Наречие παιδαγωγικῶς, вероятно, подразумевает воспитывающую роль Господа. Тема Логоса-Педагога воспринята преп. Максимом, скорее всего, непосредственно от Климента Александрийского, который из всех христианских богословов наиболее полно раскрыл ее. См.: Миртов Д. Нравственное учение Климента Александрийского. СПб., 1900, с. 164–179; Fascher I. Der Logos-Christus als göttlicher Lehrer bei Clemens von Alexandrien // Studien zum Neuen Testament und zur Patristik. Erich Klostermann zum 90. Geburtstag dargebracht, S. 193–207.
Здесь высказывается та мысль, что «логосы» суть как бы парадигмы земных вещей, и их приведение в бытие («оформление») предшествует в онтологическом плане творению чувственного мира.

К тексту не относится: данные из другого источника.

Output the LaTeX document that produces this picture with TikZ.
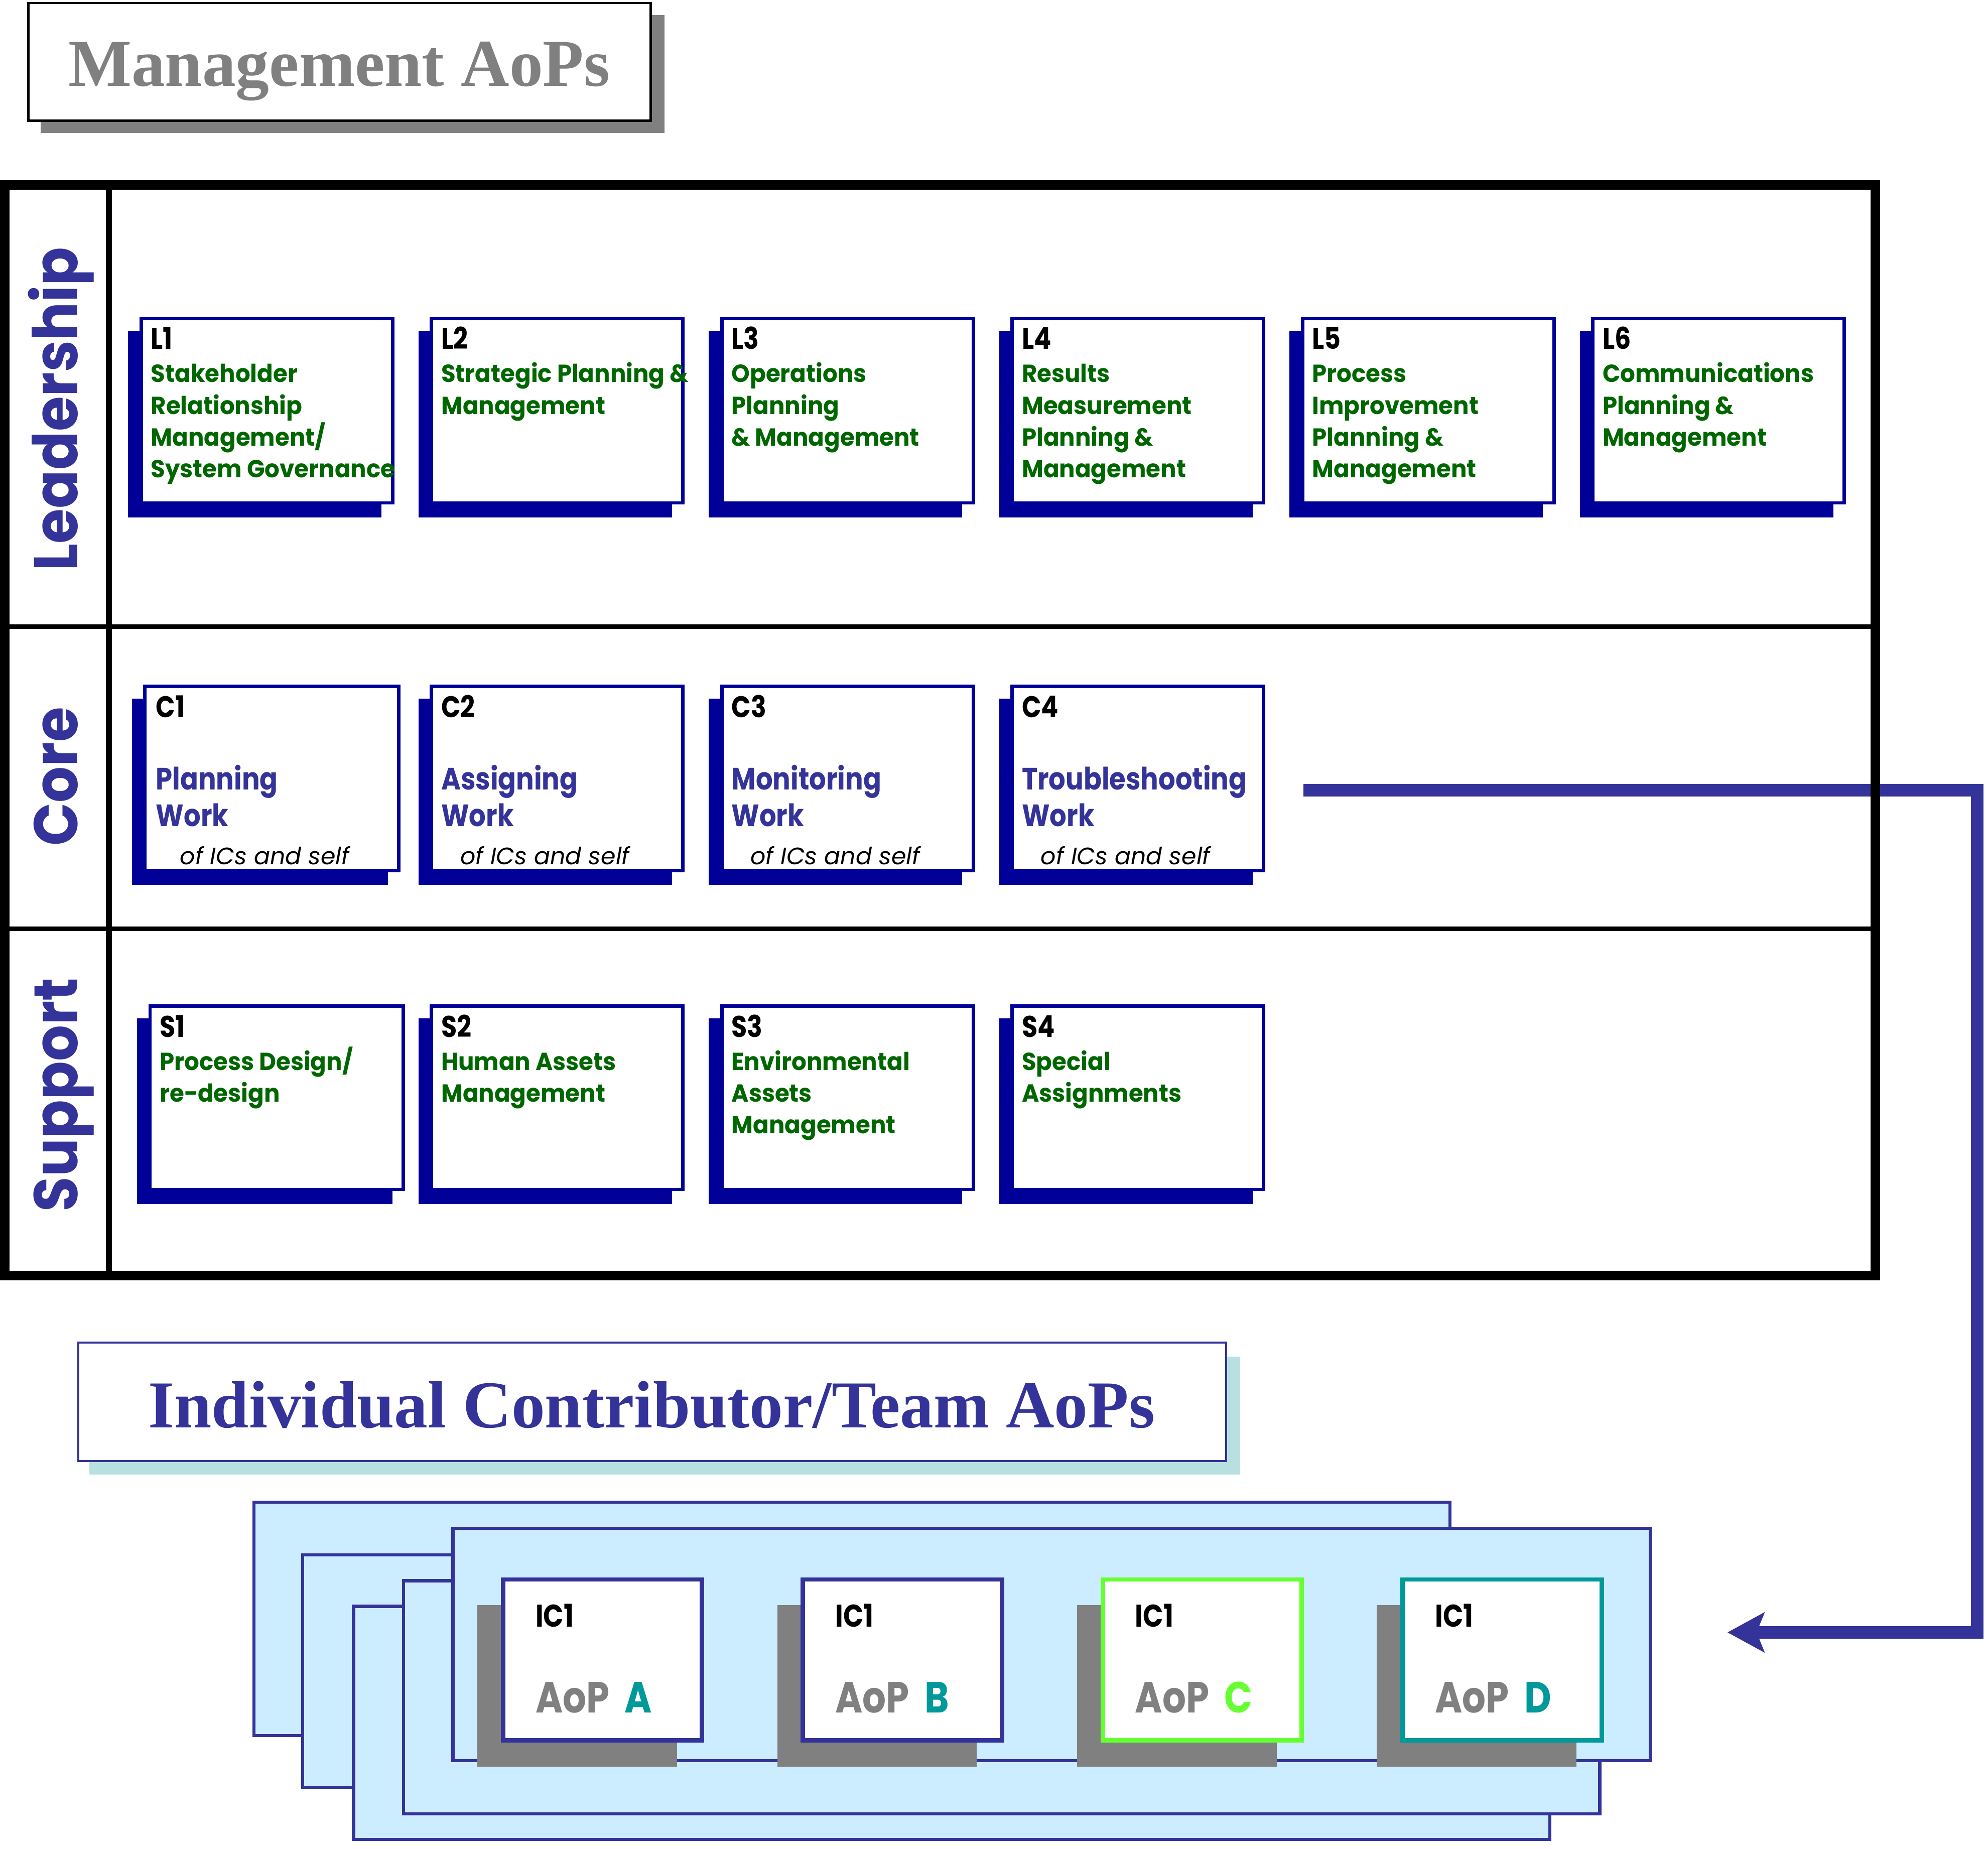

Так мы понимаем это достаточно темное место: δίχα μόνης τῆς φύσεως. Контекст всего предложения подсказывает, что здесь речь идет об обожении. Преп. Максим, как неоднократно, исходит из известного святоотеческого сотериологического принципа: «Бог стал человеком, чтобы человек стал богом». Естественно, что для него обожение немыслимо без Богообщения, а последнее предполагает стремление к идеалу святости: «Очистить себя от греховной скверны, достигнуть сердечной чистоты, поэтому значит, приготовить себя, сделаться способным к Богопознанию и Богоподобию» (Архиепископ Сергий. Православное учение о спасении, с. 96). Указанную фразу преп. Максима нельзя трактовать в том смысле, что уподобление Господу и обожение происходит вне (без) человеческого естества, как такового, которое повредил наследственный грех, – ибо для преп. Максима, как и для всех восточных отцов Церкви, была совершенно чужда идея наследственного греха, получившая распространение на Западе после пелагианских споров. См.: Gross J. Photios, ein Gegner der Erbsündendogmas // Byzantinische Zeitschrift, 1959, Bd. 52, S. 304–320.